Let me ask you this: Which is more essential on a smoldering August day—your PC or your AC? Which is more vital to your business: the Interstate or the electronic highway? Maybe it’s a close call. Nevertheless, there’s no arguing with the fact that Gwinnett County and the rest of the South would not be what they are today without air conditioning and the Interstate highway system. They transformed the region in ways that information technology simply cannot.

So I conclude that we do not have a fundamentally new economy. Yes, much of it is new and improved, and more productive, too. And that means we can probably grow faster than previously thought. Even so, there are still limits. Economic shocks can still happen. And policymakers can still make mistakes.

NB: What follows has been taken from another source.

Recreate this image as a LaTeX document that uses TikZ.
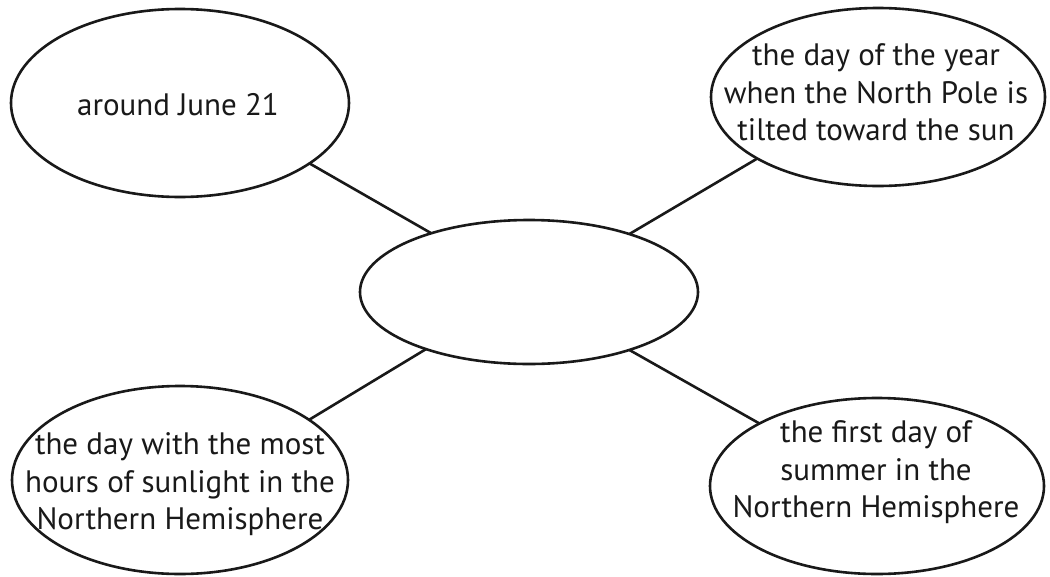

As long as those three remain, the possibility of inflation remains, too.

Throughout the almost 10-year-long economic expansion, the Fed has avoided rigidly applying all the old economic rules, and has allowed the economy room to take account of recent developments. The Fed has also been vigilant in defending the principle that low inflation is an indispensable element in the pursuit of our other objectives of strong growth and low unemployment. And while it’s true that inflation remains relatively low, I believe that overall demand growth remains sufficiently close to productive capacity to warrant a cautious monetary policy stance. Consumers and businesses have had no problem generating momentum, but inflation is the one thing that could stop them. With our actions over the last 15 months, the Fed is determined to help keep that from happening, and to keep the current expansion on track well into the new century.